Your objective: Strip the pictures and reproduce the rest of the listing exactly.
========
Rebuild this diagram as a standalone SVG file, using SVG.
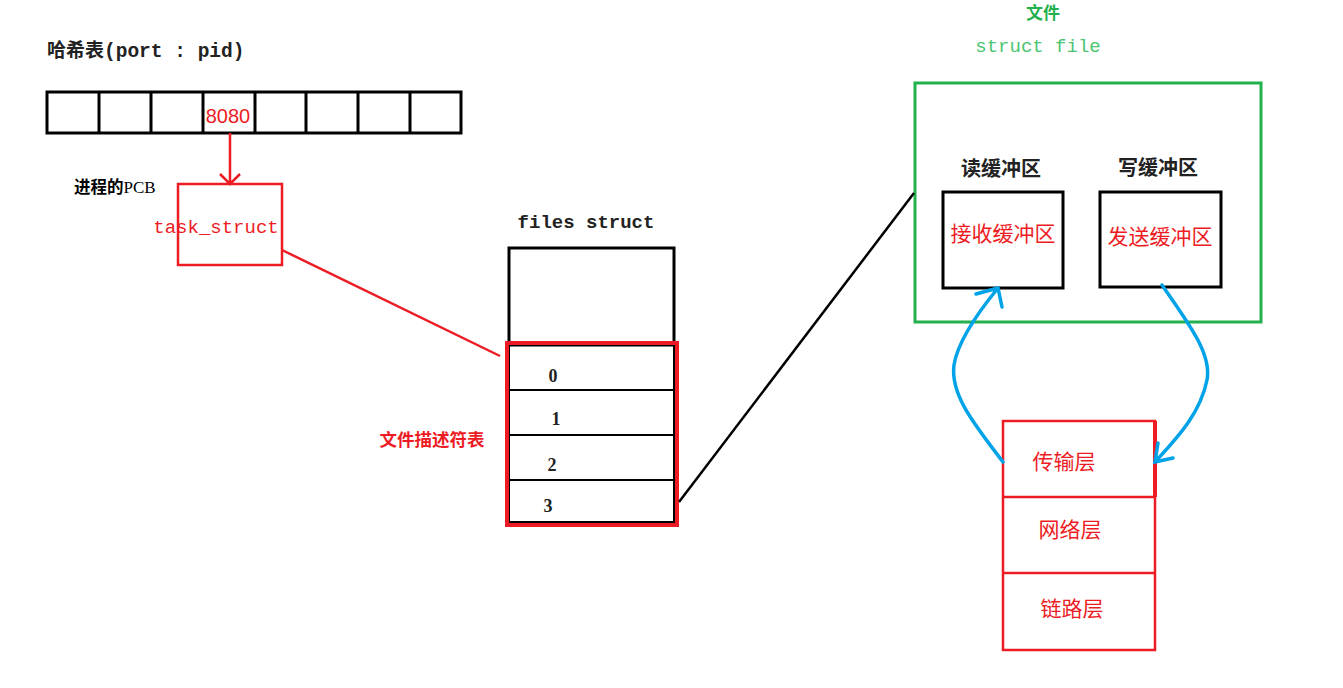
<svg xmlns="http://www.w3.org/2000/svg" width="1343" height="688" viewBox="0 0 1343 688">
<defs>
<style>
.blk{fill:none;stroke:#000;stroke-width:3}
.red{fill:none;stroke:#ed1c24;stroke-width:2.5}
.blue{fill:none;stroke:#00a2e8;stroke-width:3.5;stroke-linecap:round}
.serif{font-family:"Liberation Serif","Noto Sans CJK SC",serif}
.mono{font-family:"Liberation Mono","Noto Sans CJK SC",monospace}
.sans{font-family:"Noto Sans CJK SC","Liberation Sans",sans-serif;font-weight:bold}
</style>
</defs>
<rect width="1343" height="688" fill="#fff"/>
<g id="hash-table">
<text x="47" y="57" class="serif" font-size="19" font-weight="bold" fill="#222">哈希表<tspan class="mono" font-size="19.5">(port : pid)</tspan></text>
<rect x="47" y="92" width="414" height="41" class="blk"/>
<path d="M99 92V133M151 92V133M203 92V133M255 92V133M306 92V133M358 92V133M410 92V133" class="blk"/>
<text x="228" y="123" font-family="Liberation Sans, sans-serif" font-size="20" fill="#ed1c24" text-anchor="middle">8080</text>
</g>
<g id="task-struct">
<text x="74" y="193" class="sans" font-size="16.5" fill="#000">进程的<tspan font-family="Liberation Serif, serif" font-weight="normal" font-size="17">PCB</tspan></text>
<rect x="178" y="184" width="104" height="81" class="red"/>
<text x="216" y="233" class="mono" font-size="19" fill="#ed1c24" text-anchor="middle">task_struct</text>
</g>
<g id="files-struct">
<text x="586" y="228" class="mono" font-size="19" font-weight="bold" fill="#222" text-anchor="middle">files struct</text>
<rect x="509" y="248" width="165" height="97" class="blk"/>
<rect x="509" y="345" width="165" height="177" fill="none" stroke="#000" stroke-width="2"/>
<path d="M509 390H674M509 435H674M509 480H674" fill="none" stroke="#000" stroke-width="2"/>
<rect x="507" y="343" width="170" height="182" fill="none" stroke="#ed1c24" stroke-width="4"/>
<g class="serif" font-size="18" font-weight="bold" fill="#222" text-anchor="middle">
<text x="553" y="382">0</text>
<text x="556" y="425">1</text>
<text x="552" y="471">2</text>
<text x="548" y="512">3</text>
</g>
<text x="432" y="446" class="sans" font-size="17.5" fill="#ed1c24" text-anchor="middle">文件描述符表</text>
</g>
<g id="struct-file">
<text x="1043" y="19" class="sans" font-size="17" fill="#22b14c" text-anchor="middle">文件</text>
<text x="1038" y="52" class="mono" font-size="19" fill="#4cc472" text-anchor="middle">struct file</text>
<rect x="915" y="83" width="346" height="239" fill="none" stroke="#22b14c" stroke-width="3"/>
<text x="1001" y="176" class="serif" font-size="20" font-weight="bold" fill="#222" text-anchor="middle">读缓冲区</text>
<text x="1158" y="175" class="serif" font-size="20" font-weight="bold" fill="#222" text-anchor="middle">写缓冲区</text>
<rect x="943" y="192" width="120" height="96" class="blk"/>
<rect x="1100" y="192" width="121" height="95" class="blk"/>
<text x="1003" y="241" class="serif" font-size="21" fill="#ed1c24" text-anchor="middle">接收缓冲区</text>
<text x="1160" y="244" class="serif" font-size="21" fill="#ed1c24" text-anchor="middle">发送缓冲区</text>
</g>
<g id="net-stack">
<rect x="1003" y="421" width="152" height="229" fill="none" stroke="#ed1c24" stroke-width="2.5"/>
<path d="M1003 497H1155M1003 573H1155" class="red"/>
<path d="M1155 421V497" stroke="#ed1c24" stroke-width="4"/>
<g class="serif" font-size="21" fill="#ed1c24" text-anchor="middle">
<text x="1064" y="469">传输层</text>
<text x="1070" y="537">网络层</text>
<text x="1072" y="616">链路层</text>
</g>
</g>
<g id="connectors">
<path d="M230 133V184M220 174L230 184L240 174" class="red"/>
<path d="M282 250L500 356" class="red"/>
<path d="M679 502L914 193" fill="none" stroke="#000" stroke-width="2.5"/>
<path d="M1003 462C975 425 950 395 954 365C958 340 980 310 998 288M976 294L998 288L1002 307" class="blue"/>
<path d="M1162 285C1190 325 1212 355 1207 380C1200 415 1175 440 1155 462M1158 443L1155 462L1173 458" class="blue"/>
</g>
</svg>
========
Written answer:
Rebuild this diagram as a standalone SVG file, using SVG.
<svg xmlns="http://www.w3.org/2000/svg" width="1343" height="688" viewBox="0 0 1343 688">
<defs>
<style>
.blk{fill:none;stroke:#000;stroke-width:3}
.red{fill:none;stroke:#ed1c24;stroke-width:2.5}
.blue{fill:none;stroke:#00a2e8;stroke-width:3.5;stroke-linecap:round}
.serif{font-family:"Liberation Serif","Noto Sans CJK SC",serif}
.mono{font-family:"Liberation Mono","Noto Sans CJK SC",monospace}
.sans{font-family:"Noto Sans CJK SC","Liberation Sans",sans-serif;font-weight:bold}
</style>
</defs>
<rect width="1343" height="688" fill="#fff"/>
<g id="hash-table">
<text x="47" y="57" class="serif" font-size="19" font-weight="bold" fill="#222">哈希表<tspan class="mono" font-size="19.5">(port : pid)</tspan></text>
<rect x="47" y="92" width="414" height="41" class="blk"/>
<path d="M99 92V133M151 92V133M203 92V133M255 92V133M306 92V133M358 92V133M410 92V133" class="blk"/>
<text x="228" y="123" font-family="Liberation Sans, sans-serif" font-size="20" fill="#ed1c24" text-anchor="middle">8080</text>
</g>
<g id="task-struct">
<text x="74" y="193" class="sans" font-size="16.5" fill="#000">进程的<tspan font-family="Liberation Serif, serif" font-weight="normal" font-size="17">PCB</tspan></text>
<rect x="178" y="184" width="104" height="81" class="red"/>
<text x="216" y="233" class="mono" font-size="19" fill="#ed1c24" text-anchor="middle">task_struct</text>
</g>
<g id="files-struct">
<text x="586" y="228" class="mono" font-size="19" font-weight="bold" fill="#222" text-anchor="middle">files struct</text>
<rect x="509" y="248" width="165" height="97" class="blk"/>
<rect x="509" y="345" width="165" height="177" fill="none" stroke="#000" stroke-width="2"/>
<path d="M509 390H674M509 435H674M509 480H674" fill="none" stroke="#000" stroke-width="2"/>
<rect x="507" y="343" width="170" height="182" fill="none" stroke="#ed1c24" stroke-width="4"/>
<g class="serif" font-size="18" font-weight="bold" fill="#222" text-anchor="middle">
<text x="553" y="382">0</text>
<text x="556" y="425">1</text>
<text x="552" y="471">2</text>
<text x="548" y="512">3</text>
</g>
<text x="432" y="446" class="sans" font-size="17.5" fill="#ed1c24" text-anchor="middle">文件描述符表</text>
</g>
<g id="struct-file">
<text x="1043" y="19" class="sans" font-size="17" fill="#22b14c" text-anchor="middle">文件</text>
<text x="1038" y="52" class="mono" font-size="19" fill="#4cc472" text-anchor="middle">struct file</text>
<rect x="915" y="83" width="346" height="239" fill="none" stroke="#22b14c" stroke-width="3"/>
<text x="1001" y="176" class="serif" font-size="20" font-weight="bold" fill="#222" text-anchor="middle">读缓冲区</text>
<text x="1158" y="175" class="serif" font-size="20" font-weight="bold" fill="#222" text-anchor="middle">写缓冲区</text>
<rect x="943" y="192" width="120" height="96" class="blk"/>
<rect x="1100" y="192" width="121" height="95" class="blk"/>
<text x="1003" y="241" class="serif" font-size="21" fill="#ed1c24" text-anchor="middle">接收缓冲区</text>
<text x="1160" y="244" class="serif" font-size="21" fill="#ed1c24" text-anchor="middle">发送缓冲区</text>
</g>
<g id="net-stack">
<rect x="1003" y="421" width="152" height="229" fill="none" stroke="#ed1c24" stroke-width="2.5"/>
<path d="M1003 497H1155M1003 573H1155" class="red"/>
<path d="M1155 421V497" stroke="#ed1c24" stroke-width="4"/>
<g class="serif" font-size="21" fill="#ed1c24" text-anchor="middle">
<text x="1064" y="469">传输层</text>
<text x="1070" y="537">网络层</text>
<text x="1072" y="616">链路层</text>
</g>
</g>
<g id="connectors">
<path d="M230 133V184M220 174L230 184L240 174" class="red"/>
<path d="M282 250L500 356" class="red"/>
<path d="M679 502L914 193" fill="none" stroke="#000" stroke-width="2.5"/>
<path d="M1003 462C975 425 950 395 954 365C958 340 980 310 998 288M976 294L998 288L1002 307" class="blue"/>
<path d="M1162 285C1190 325 1212 355 1207 380C1200 415 1175 440 1155 462M1158 443L1155 462L1173 458" class="blue"/>
</g>
</svg>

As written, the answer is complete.